Entrainment of Goodwin´s oscillators by periodic exogenous signals

The circadian pacemakers, which have been discovered in most of living organisms, are known to be entrainable by the environmental exogenuous cues, or zeitgebers (“time givers”). If the influence of an exogenous periodic excitation is sufficiently long, the internal circadian “clock” adjusts the phase and period to the external signal. The pattern of zeitgeber´s oscillations is then reproduced for a long duration by the pacemaker, even when isolated from the environment. In recent years, the phenomenon of entrainment of biological clocks has been the subject of extensive experimental research, mainly focusing on revelation of dependencies between the “free-run” and disturbed circadian cycles. Meanwhile, the mathematical model of entrainment is still far from being well understood; to the best of the authors´ knowledge, neither conventional mathematical definitions of entrainment nor mathematical proofs of this property for realistic models of circadian oscillators have been elaborated.
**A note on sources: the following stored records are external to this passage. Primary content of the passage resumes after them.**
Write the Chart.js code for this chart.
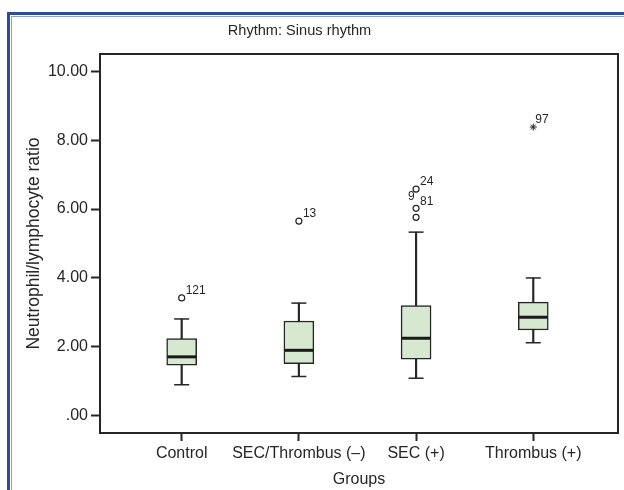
<!DOCTYPE html>
<html>
<head>
<meta charset="utf-8">
<script src="https://cdn.jsdelivr.net/npm/chart.js@4/dist/chart.umd.min.js"></script>
<style>
  html, body { margin: 0; padding: 0; background: #ffffff; }
  #wrap { width: 624px; height: 490px; position: relative; }
</style>
</head>
<body>
<div id="wrap"><canvas id="c" width="624" height="490"></canvas></div>
<script>
// ---- data ----
const chartTitle = 'Rhythm: Sinus rhythm';
const xTitle = 'Groups';
const yTitle = 'Neutrophil/lymphocyte ratio';
const categories = ['Control', 'SEC/Thrombus (\u2013)', 'SEC (+)', 'Thrombus (+)'];
const whiskerLow  = [0.90, 1.14, 1.09, 2.12];
const q1          = [1.47, 1.51, 1.64, 2.49];
const median      = [1.71, 1.90, 2.25, 2.86];
const q3          = [2.24, 2.75, 3.20, 3.30];
const whiskerHigh = [2.81, 3.27, 5.33, 4.00];
const outlierGroup = [0, 1, 2, 2, 2];
const outlierValue = [3.42, 5.65, 6.58, 6.02, 5.76];
const outlierId    = ['121', '13', '24', '81', '9'];
const extremeGroup = [3];
const extremeValue = [8.38];
const extremeId    = ['97'];
const yTickValues  = [0, 2, 4, 6, 8, 10];

// ---- styling ----
const FONT = '"Liberation Sans", Arial, Helvetica, sans-serif';
const INK = '#262626';
const BOX_FILL = '#d7e8d1';

const boxes = categories.map((c, i) => ({ x: i, y: [q1[i], q3[i]] }));
const whiskers = categories.map((c, i) => ({ x: i, y: [whiskerLow[i], whiskerHigh[i]] }));
const medians = categories.map((c, i) => ({ x: i, y: median[i] }));
const caps = categories.flatMap((c, i) => [{ x: i, y: whiskerLow[i] }, { x: i, y: whiskerHigh[i] }]);
const outliers = outlierValue.map((v, k) => ({ x: outlierGroup[k], y: v, id: outlierId[k] }));
const extremes = extremeValue.map((v, k) => ({ x: extremeGroup[k], y: v, id: extremeId[k] }));

const framePlugin = {
  id: 'frame',
  beforeDraw(chart) {
    const ctx = chart.ctx;
    ctx.save();
    ctx.fillStyle = '#ffffff';
    ctx.fillRect(0, 0, chart.width, chart.height);
    ctx.fillStyle = '#2e4c9c';
    ctx.fillRect(7, 12, 3, chart.height);
    ctx.fillRect(7, 12, chart.width, 3);
    ctx.fillStyle = '#8c9fcf';
    ctx.fillRect(11, 16, 1, chart.height);
    ctx.fillRect(11, 16, chart.width, 1);
    ctx.restore();
  },
  afterDraw(chart) {
    const ctx = chart.ctx;
    const a = chart.chartArea;
    ctx.save();
    ctx.strokeStyle = INK;
    ctx.lineWidth = 2;
    ctx.strokeRect(a.left, a.top, a.right - a.left, a.bottom - a.top);
    // title
    ctx.fillStyle = INK;
    ctx.font = '14.6px ' + FONT;
    ctx.textAlign = 'center';
    ctx.textBaseline = 'alphabetic';
    ctx.fillText(chartTitle, 299.5, 34.7);
    ctx.restore();
  }
};

const labelPlugin = {
  id: 'pointLabels',
  afterDatasetsDraw(chart) {
    const ctx = chart.ctx;
    const xs = chart.scales.x, ys = chart.scales.y;
    const special = { '9': { dx: -8, dy: -21 }, '97': { dx: 2, dy: -7 } };
    ctx.save();
    ctx.fillStyle = INK;
    ctx.font = '12px ' + FONT;
    ctx.textAlign = 'left';
    ctx.textBaseline = 'middle';
    [...outliers, ...extremes].forEach(p => {
      const px = xs.getPixelForValue(p.x);
      const py = ys.getPixelForValue(p.y);
      const off = special[p.id] || { dx: 4, dy: -7 };
      ctx.fillText(p.id, px + off.dx, py + off.dy);
    });
    ctx.restore();
  }
};

new Chart(document.getElementById('c'), {
  type: 'bar',
  data: {
    datasets: [
      { type: 'bar', data: whiskers, backgroundColor: INK, borderWidth: 0, barThickness: 1.5, grouped: false, order: 6 },
      { type: 'bar', data: boxes, backgroundColor: BOX_FILL, borderColor: INK, borderWidth: 1.5, borderSkipped: false, barThickness: 30, grouped: false, order: 5 },
      { type: 'scatter', data: caps, pointStyle: 'line', pointRadius: 7.5, borderColor: INK, pointBorderWidth: 1.5, backgroundColor: INK, order: 3 },
      { type: 'scatter', data: medians, pointStyle: 'line', pointRadius: 14.5, borderColor: '#1a1a1a', pointBorderWidth: 3, backgroundColor: '#1a1a1a', order: 2 },
      { type: 'scatter', data: outliers, pointStyle: 'circle', pointRadius: 3, borderColor: INK, pointBorderWidth: 1.2, backgroundColor: '#ffffff', order: 1 },
      { type: 'scatter', data: extremes, pointStyle: 'star', pointRadius: 3.5, borderColor: INK, pointBorderWidth: 1, backgroundColor: INK, order: 0 }
    ]
  },
  options: {
    responsive: false,
    animation: false,
    events: [],
    layout: { autoPadding: false, padding: { top: 54, right: 6, left: 0, bottom: 0 } },
    plugins: { legend: { display: false }, tooltip: { enabled: false }, title: { display: false } },
    scales: {
      x: {
        type: 'linear',
        offset: false,
        min: -0.697,
        max: 3.723,
        afterBuildTicks(scale) { scale.ticks = categories.map((c, i) => ({ value: i })); },
        afterFit(scale) { scale.height = 57; scale.paddingLeft = 0; scale.paddingRight = 0; },
        ticks: {
          callback: (v, i) => categories[i],
          color: INK,
          font: { family: FONT, size: 16 },
          padding: 3,
          maxRotation: 0,
          autoSkip: false
        },
        grid: { offset: false, drawOnChartArea: false, drawTicks: true, tickLength: 8, tickWidth: 2, tickColor: INK },
        border: { display: true, color: INK, width: 2 },
        title: { display: true, text: xTitle, color: INK, font: { family: FONT, size: 16 }, padding: { top: 0, bottom: 1 } }
      },
      y: {
        type: 'linear',
        min: -0.5,
        max: 10.5,
        afterBuildTicks(scale) { scale.ticks = yTickValues.map(v => ({ value: v })); },
        afterFit(scale) { scale.width = 100; scale.paddingTop = 0; scale.paddingBottom = 0; },
        ticks: {
          callback: v => (v === 0 ? '.00' : v.toFixed(2)),
          color: INK,
          font: { family: FONT, size: 16 },
          padding: 3
        },
        grid: { drawOnChartArea: false, drawTicks: true, tickLength: 9, tickWidth: 2, tickColor: INK },
        border: { display: true, color: INK, width: 2 },
        title: { display: true, text: yTitle, color: INK, font: { family: FONT, size: 17.5 }, padding: { top: 24, bottom: 0 } }
      }
    }
  },
  plugins: [framePlugin, labelPlugin]
});
</script>
</body>
</html>
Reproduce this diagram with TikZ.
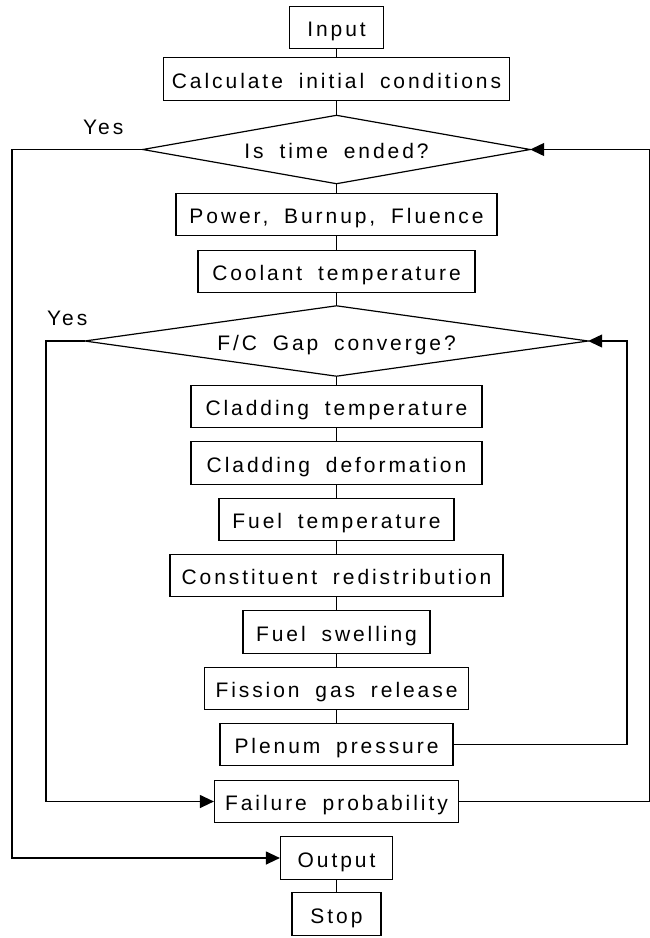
\documentclass[tikz,border=0pt]{standalone}
\usepackage{fontspec}
\setmainfont{Liberation Sans}[LetterSpace=14,WordSpace=1.8]
\usetikzlibrary{arrows.meta}
\begin{document}
\begin{tikzpicture}[x=1pt,y=1pt,
  every node/.style={font=\fontsize{21}{25}\selectfont},
  stepbox/.style={draw, line width=1.2pt, rectangle, inner sep=0pt, minimum height=42.5pt, text height=18pt, text depth=0pt},
  decide/.style={rectangle, inner sep=0pt, text height=18pt, text depth=0pt},
  diamondline/.style={line width=1.2pt, line join=miter},
  conn/.style={line width=1.2pt},
  arr/.style={line width=1.2pt, -{Triangle[length=14pt,width=13pt]}},
  lbl/.style={anchor=base west, inner sep=0pt}
]
\useasboundingbox (0,0) rectangle (650,-938);
\node[stepbox, minimum width=94pt]  (in)    at (336.5,-27.5) {Input};
\node[stepbox, minimum width=346pt] (calc)  at (336.5,-79)   {Calculate initial conditions};
\node[decide, minimum width=387pt, minimum height=68pt] (d1) at (336.5,-149.5) {Is time ended?};
\node[stepbox, minimum width=321pt] (pow)   at (336.5,-214.5) {Power, Burnup, Fluence};
\node[stepbox, minimum width=277pt] (cool)  at (336.5,-271.5) {Coolant temperature};
\node[decide, minimum width=503pt, minimum height=70pt] (d2) at (336.5,-341) {F/C Gap converge?};
\node[stepbox, minimum width=291pt] (cladt) at (336.5,-406.5) {Cladding temperature};
\node[stepbox, minimum width=291pt] (cladd) at (336.5,-463)   {Cladding deformation};
\node[stepbox, minimum width=235pt] (fuelt) at (336.5,-519.5) {Fuel temperature};
\node[stepbox, minimum width=333pt] (cons)  at (336.5,-575.5) {Constituent redistribution};
\node[stepbox, minimum width=187pt] (swell) at (336.5,-632)   {Fuel swelling};
\node[stepbox, minimum width=264pt] (fgr)   at (336.5,-688.5) {Fission gas release};
\node[stepbox, minimum width=233pt] (plen)  at (336.5,-744.5) {Plenum pressure};
\node[stepbox, minimum width=244pt] (fail)  at (336.5,-801.5) {Failure probability};
\node[stepbox, minimum width=112pt] (out)   at (336.5,-858)   {Output};
\node[stepbox, minimum width=89pt]  (stop)  at (336.5,-914)   {Stop};
\node[lbl] (yes1) at (83,-134) {Yes};
\node[lbl] (yes2) at (47,-325) {Yes};
\draw[diamondline] (d1.west) -- (d1.north) -- (d1.east) -- (d1.south) -- cycle;
\draw[diamondline] (d2.west) -- (d2.north) -- (d2.east) -- (d2.south) -- cycle;
\coordinate (L1) at (12,0);
\coordinate (L2) at (46,0);
\coordinate (R2) at (627,0);
\coordinate (R1) at (649.4,0);
\draw[conn] (in) -- (calc);
\draw[conn] (calc) -- (d1.north);
\draw[conn] (d1.south) -- (pow);
\draw[conn] (pow) -- (cool);
\draw[conn] (cool) -- (d2.north);
\draw[conn] (d2.south) -- (cladt);
\draw[conn] (cladt) -- (cladd);
\draw[conn] (cladd) -- (fuelt);
\draw[conn] (fuelt) -- (cons);
\draw[conn] (cons) -- (swell);
\draw[conn] (swell) -- (fgr);
\draw[conn] (fgr) -- (plen);
\draw[conn] (out) -- (stop);
\draw[arr] (d1.west) -- (d1.west -| L1) |- (out.west);
\draw[arr] (d2.west) -- (d2.west -| L2) |- (fail.west);
\draw[arr] (plen.east) -- (plen.east -| R2) |- (d2.east);
\draw[arr] (fail.east) -- (fail.east -| R1) |- (d1.east);
\end{tikzpicture}
\end{document}
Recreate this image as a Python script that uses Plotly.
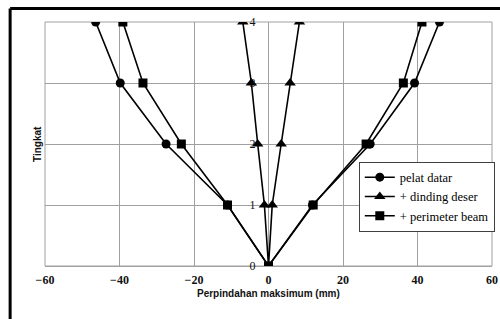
import plotly.graph_objects as go

levels = [4, 3, 2, 1, 0, 1, 2, 3, 4]
pelat_datar = [-46.4, -39.8, -27.5, -11.0, 0, 11.8, 27.3, 39.2, 45.9]
dinding_deser = [-6.9, -4.6, -2.9, -1.1, 0, 1.0, 3.4, 5.8, 8.3]
perimeter_beam = [-39.1, -33.7, -23.4, -11.0, 0, 12.0, 26.2, 36.2, 41.2]

series_names = ["pelat datar", "+ dinding deser", "+ perimeter beam"]
x_ticks = [-60, -40, -20, 0, 20, 40, 60]
y_ticks = [0, 1, 2, 3, 4]

fig = go.Figure()
fig.add_trace(go.Scatter(x=pelat_datar, y=levels, name=series_names[0], mode="lines+markers",
                         line=dict(color="black", width=1.6),
                         marker=dict(symbol="circle", size=9, color="black")))
fig.add_trace(go.Scatter(x=dinding_deser, y=levels, name=series_names[1], mode="lines+markers",
                         line=dict(color="black", width=1.6),
                         marker=dict(symbol="triangle-up", size=10, color="black")))
fig.add_trace(go.Scatter(x=perimeter_beam, y=levels, name=series_names[2], mode="lines+markers",
                         line=dict(color="black", width=1.6),
                         marker=dict(symbol="square", size=9, color="black")))

grid = "#a0a0a0"
tickfont = dict(family="Liberation Serif", size=12, color="#111", weight="bold")

fig.update_layout(
    width=500, height=319,
    margin=dict(l=45, r=8, t=22, b=53, autoexpand=False),
    paper_bgcolor="white", plot_bgcolor="white",
    showlegend=True,
    legend=dict(x=0.702, y=0.428, xanchor="left", yanchor="top",
                bgcolor="white", bordercolor="#404040", borderwidth=1,
                font=dict(family="Liberation Serif", size=12.5, color="black"),
                tracegroupgap=0, itemwidth=30),
    xaxis=dict(range=[-60, 60], tickvals=x_ticks, showgrid=True, gridcolor=grid, gridwidth=1,
               zeroline=True, zerolinecolor=grid, zerolinewidth=1, automargin=False,
               showline=False, ticks="", tickfont=tickfont, ticklabelstandoff=5,
               fixedrange=True),
    yaxis=dict(range=[0, 4], tickvals=y_ticks, showgrid=True, gridcolor=grid, gridwidth=1,
               zeroline=True, zerolinecolor=grid, zerolinewidth=1, automargin=False,
               anchor="free", position=0.5, showline=False, ticks="",
               tickfont=dict(family="Liberation Serif", size=12, color="#111"),
               ticklabelstandoff=13, fixedrange=True),
    shapes=[
        dict(type="rect", xref="paper", yref="paper", x0=0, x1=1, y0=0, y1=1,
             line=dict(color=grid, width=1), layer="below"),
        dict(type="line", xref="paper", yref="paper", x0=-0.078, x1=1.03, y0=1.0553, y1=1.0553,
             line=dict(color="black", width=3)),
        dict(type="line", xref="paper", yref="paper", x0=-0.078, x1=-0.078, y0=1.0553, y1=-0.3,
             line=dict(color="black", width=3)),
    ],
    annotations=[
        dict(text="<b>Perpindahan maksimum (mm)</b>", xref="paper", yref="paper",
             x=0.5, y=-0.1107, xanchor="center", yanchor="middle", showarrow=False,
             font=dict(family="Liberation Sans", size=10, color="#111")),
        dict(text="<b>Tingkat</b>", xref="paper", yref="paper", textangle=-90,
             x=-0.018, y=0.5, xanchor="center", yanchor="middle", showarrow=False,
             font=dict(family="Liberation Sans", size=10, color="#111")),
    ],
)

fig.write_html("out.html", config={"displayModeBar": False},
               post_script="document.body.style.margin='0';")
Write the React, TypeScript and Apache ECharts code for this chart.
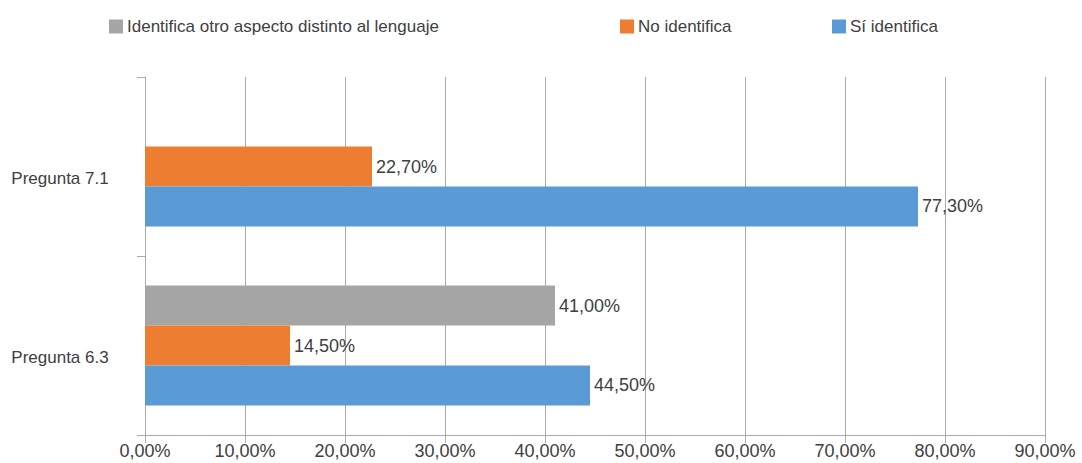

In this paper, we make a substantial effort towards filling this gap, by considering dynamics of Goodwin-type oscillators under periodic excitations. We show that any periodic external signal gives birth to a periodic solution of the same period, which is in general non-unique. Along with increasing signal amplitude, the forced solution becomes not only unique but also asymptotically stable. This sheds light on the mathematical meaning of the entrainment phenomena and confirms the entrainability of circadian rhythms by sufficiently strong periodic signals, reported in the biological literature.